··· Stored data ···

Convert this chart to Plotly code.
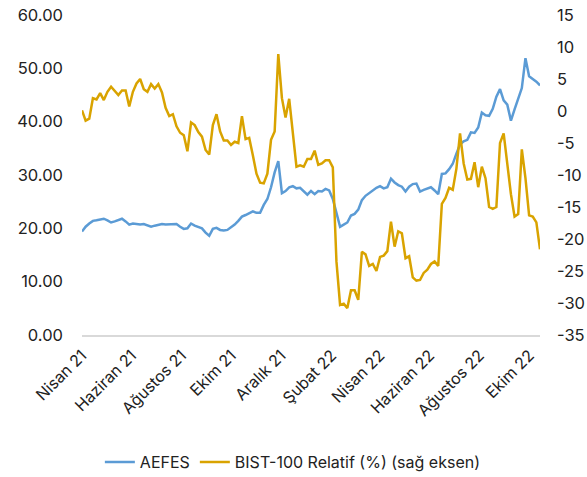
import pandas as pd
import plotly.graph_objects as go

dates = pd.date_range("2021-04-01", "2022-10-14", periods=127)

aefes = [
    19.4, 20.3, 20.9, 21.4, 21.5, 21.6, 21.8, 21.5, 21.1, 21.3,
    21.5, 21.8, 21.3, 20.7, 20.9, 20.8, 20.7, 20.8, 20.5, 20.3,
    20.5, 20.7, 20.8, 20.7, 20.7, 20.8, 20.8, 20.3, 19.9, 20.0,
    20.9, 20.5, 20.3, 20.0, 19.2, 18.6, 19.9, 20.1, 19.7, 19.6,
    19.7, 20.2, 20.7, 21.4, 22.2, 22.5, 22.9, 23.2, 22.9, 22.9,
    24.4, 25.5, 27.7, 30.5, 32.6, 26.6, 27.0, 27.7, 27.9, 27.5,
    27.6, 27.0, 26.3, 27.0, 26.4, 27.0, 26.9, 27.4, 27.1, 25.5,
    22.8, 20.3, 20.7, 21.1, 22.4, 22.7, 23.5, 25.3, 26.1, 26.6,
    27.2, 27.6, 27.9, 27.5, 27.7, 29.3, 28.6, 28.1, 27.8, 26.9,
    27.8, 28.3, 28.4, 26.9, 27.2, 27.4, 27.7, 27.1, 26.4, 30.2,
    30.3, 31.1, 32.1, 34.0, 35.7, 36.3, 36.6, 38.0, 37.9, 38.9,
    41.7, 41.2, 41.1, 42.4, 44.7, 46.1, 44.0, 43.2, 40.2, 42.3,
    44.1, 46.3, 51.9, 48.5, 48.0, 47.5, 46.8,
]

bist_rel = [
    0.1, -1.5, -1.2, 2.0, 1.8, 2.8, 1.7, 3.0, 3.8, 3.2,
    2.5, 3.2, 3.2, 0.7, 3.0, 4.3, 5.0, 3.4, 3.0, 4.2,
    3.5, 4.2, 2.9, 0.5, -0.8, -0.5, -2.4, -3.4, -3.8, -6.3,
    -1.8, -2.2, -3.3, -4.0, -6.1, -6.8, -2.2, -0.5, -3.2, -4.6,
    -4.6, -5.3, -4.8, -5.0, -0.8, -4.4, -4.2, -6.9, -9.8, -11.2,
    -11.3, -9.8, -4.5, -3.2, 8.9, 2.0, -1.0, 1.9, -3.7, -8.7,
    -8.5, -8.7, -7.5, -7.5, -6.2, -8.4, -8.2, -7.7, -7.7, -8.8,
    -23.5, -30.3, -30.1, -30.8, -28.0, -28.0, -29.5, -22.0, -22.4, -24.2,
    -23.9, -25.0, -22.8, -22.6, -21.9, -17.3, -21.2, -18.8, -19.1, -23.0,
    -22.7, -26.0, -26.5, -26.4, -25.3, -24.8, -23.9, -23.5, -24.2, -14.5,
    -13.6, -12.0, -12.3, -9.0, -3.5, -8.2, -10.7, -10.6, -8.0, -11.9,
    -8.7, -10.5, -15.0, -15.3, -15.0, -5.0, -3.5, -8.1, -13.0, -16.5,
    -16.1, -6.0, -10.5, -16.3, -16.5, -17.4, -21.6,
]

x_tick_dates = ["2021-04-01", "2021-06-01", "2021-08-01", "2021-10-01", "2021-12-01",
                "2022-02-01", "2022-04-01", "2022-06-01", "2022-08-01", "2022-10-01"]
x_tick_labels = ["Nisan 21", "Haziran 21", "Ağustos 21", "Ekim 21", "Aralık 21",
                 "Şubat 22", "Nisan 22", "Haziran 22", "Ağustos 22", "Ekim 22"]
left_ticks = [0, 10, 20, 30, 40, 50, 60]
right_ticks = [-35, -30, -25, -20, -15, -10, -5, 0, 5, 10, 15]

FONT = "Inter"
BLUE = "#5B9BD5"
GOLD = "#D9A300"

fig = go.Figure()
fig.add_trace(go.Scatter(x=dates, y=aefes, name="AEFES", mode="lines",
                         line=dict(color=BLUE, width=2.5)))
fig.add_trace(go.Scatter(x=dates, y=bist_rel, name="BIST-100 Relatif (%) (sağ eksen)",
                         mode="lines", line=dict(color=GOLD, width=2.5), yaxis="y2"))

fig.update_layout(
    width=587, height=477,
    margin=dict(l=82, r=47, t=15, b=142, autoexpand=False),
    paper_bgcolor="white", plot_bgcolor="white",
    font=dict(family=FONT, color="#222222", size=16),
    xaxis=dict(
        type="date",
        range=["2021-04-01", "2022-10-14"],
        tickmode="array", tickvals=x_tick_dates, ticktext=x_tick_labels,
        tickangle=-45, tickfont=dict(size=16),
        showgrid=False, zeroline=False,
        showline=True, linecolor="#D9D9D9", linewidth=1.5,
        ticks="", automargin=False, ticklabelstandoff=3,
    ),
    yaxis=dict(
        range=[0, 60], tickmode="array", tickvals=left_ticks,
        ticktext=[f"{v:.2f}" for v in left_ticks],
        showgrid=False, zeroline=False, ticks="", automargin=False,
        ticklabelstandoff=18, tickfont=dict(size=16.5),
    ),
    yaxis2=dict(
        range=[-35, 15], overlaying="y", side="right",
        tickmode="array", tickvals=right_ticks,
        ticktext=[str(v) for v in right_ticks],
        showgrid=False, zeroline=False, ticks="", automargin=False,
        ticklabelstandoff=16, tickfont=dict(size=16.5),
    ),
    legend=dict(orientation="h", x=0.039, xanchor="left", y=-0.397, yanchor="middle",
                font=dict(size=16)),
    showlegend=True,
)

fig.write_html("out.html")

···

• Requirement
Repeat the material exactly as it reads, without any of its pictures.

• Result for this exercise
Convert this chart to Plotly code.
import pandas as pd
import plotly.graph_objects as go

dates = pd.date_range("2021-04-01", "2022-10-14", periods=127)

aefes = [
    19.4, 20.3, 20.9, 21.4, 21.5, 21.6, 21.8, 21.5, 21.1, 21.3,
    21.5, 21.8, 21.3, 20.7, 20.9, 20.8, 20.7, 20.8, 20.5, 20.3,
    20.5, 20.7, 20.8, 20.7, 20.7, 20.8, 20.8, 20.3, 19.9, 20.0,
    20.9, 20.5, 20.3, 20.0, 19.2, 18.6, 19.9, 20.1, 19.7, 19.6,
    19.7, 20.2, 20.7, 21.4, 22.2, 22.5, 22.9, 23.2, 22.9, 22.9,
    24.4, 25.5, 27.7, 30.5, 32.6, 26.6, 27.0, 27.7, 27.9, 27.5,
    27.6, 27.0, 26.3, 27.0, 26.4, 27.0, 26.9, 27.4, 27.1, 25.5,
    22.8, 20.3, 20.7, 21.1, 22.4, 22.7, 23.5, 25.3, 26.1, 26.6,
    27.2, 27.6, 27.9, 27.5, 27.7, 29.3, 28.6, 28.1, 27.8, 26.9,
    27.8, 28.3, 28.4, 26.9, 27.2, 27.4, 27.7, 27.1, 26.4, 30.2,
    30.3, 31.1, 32.1, 34.0, 35.7, 36.3, 36.6, 38.0, 37.9, 38.9,
    41.7, 41.2, 41.1, 42.4, 44.7, 46.1, 44.0, 43.2, 40.2, 42.3,
    44.1, 46.3, 51.9, 48.5, 48.0, 47.5, 46.8,
]

bist_rel = [
    0.1, -1.5, -1.2, 2.0, 1.8, 2.8, 1.7, 3.0, 3.8, 3.2,
    2.5, 3.2, 3.2, 0.7, 3.0, 4.3, 5.0, 3.4, 3.0, 4.2,
    3.5, 4.2, 2.9, 0.5, -0.8, -0.5, -2.4, -3.4, -3.8, -6.3,
    -1.8, -2.2, -3.3, -4.0, -6.1, -6.8, -2.2, -0.5, -3.2, -4.6,
    -4.6, -5.3, -4.8, -5.0, -0.8, -4.4, -4.2, -6.9, -9.8, -11.2,
    -11.3, -9.8, -4.5, -3.2, 8.9, 2.0, -1.0, 1.9, -3.7, -8.7,
    -8.5, -8.7, -7.5, -7.5, -6.2, -8.4, -8.2, -7.7, -7.7, -8.8,
    -23.5, -30.3, -30.1, -30.8, -28.0, -28.0, -29.5, -22.0, -22.4, -24.2,
    -23.9, -25.0, -22.8, -22.6, -21.9, -17.3, -21.2, -18.8, -19.1, -23.0,
    -22.7, -26.0, -26.5, -26.4, -25.3, -24.8, -23.9, -23.5, -24.2, -14.5,
    -13.6, -12.0, -12.3, -9.0, -3.5, -8.2, -10.7, -10.6, -8.0, -11.9,
    -8.7, -10.5, -15.0, -15.3, -15.0, -5.0, -3.5, -8.1, -13.0, -16.5,
    -16.1, -6.0, -10.5, -16.3, -16.5, -17.4, -21.6,
]

x_tick_dates = ["2021-04-01", "2021-06-01", "2021-08-01", "2021-10-01", "2021-12-01",
                "2022-02-01", "2022-04-01", "2022-06-01", "2022-08-01", "2022-10-01"]
x_tick_labels = ["Nisan 21", "Haziran 21", "Ağustos 21", "Ekim 21", "Aralık 21",
                 "Şubat 22", "Nisan 22", "Haziran 22", "Ağustos 22", "Ekim 22"]
left_ticks = [0, 10, 20, 30, 40, 50, 60]
right_ticks = [-35, -30, -25, -20, -15, -10, -5, 0, 5, 10, 15]

FONT = "Inter"
BLUE = "#5B9BD5"
GOLD = "#D9A300"

fig = go.Figure()
fig.add_trace(go.Scatter(x=dates, y=aefes, name="AEFES", mode="lines",
                         line=dict(color=BLUE, width=2.5)))
fig.add_trace(go.Scatter(x=dates, y=bist_rel, name="BIST-100 Relatif (%) (sağ eksen)",
                         mode="lines", line=dict(color=GOLD, width=2.5), yaxis="y2"))

fig.update_layout(
    width=587, height=477,
    margin=dict(l=82, r=47, t=15, b=142, autoexpand=False),
    paper_bgcolor="white", plot_bgcolor="white",
    font=dict(family=FONT, color="#222222", size=16),
    xaxis=dict(
        type="date",
        range=["2021-04-01", "2022-10-14"],
        tickmode="array", tickvals=x_tick_dates, ticktext=x_tick_labels,
        tickangle=-45, tickfont=dict(size=16),
        showgrid=False, zeroline=False,
        showline=True, linecolor="#D9D9D9", linewidth=1.5,
        ticks="", automargin=False, ticklabelstandoff=3,
    ),
    yaxis=dict(
        range=[0, 60], tickmode="array", tickvals=left_ticks,
        ticktext=[f"{v:.2f}" for v in left_ticks],
        showgrid=False, zeroline=False, ticks="", automargin=False,
        ticklabelstandoff=18, tickfont=dict(size=16.5),
    ),
    yaxis2=dict(
        range=[-35, 15], overlaying="y", side="right",
        tickmode="array", tickvals=right_ticks,
        ticktext=[str(v) for v in right_ticks],
        showgrid=False, zeroline=False, ticks="", automargin=False,
        ticklabelstandoff=16, tickfont=dict(size=16.5),
    ),
    legend=dict(orientation="h", x=0.039, xanchor="left", y=-0.397, yanchor="middle",
                font=dict(size=16)),
    showlegend=True,
)

fig.write_html("out.html")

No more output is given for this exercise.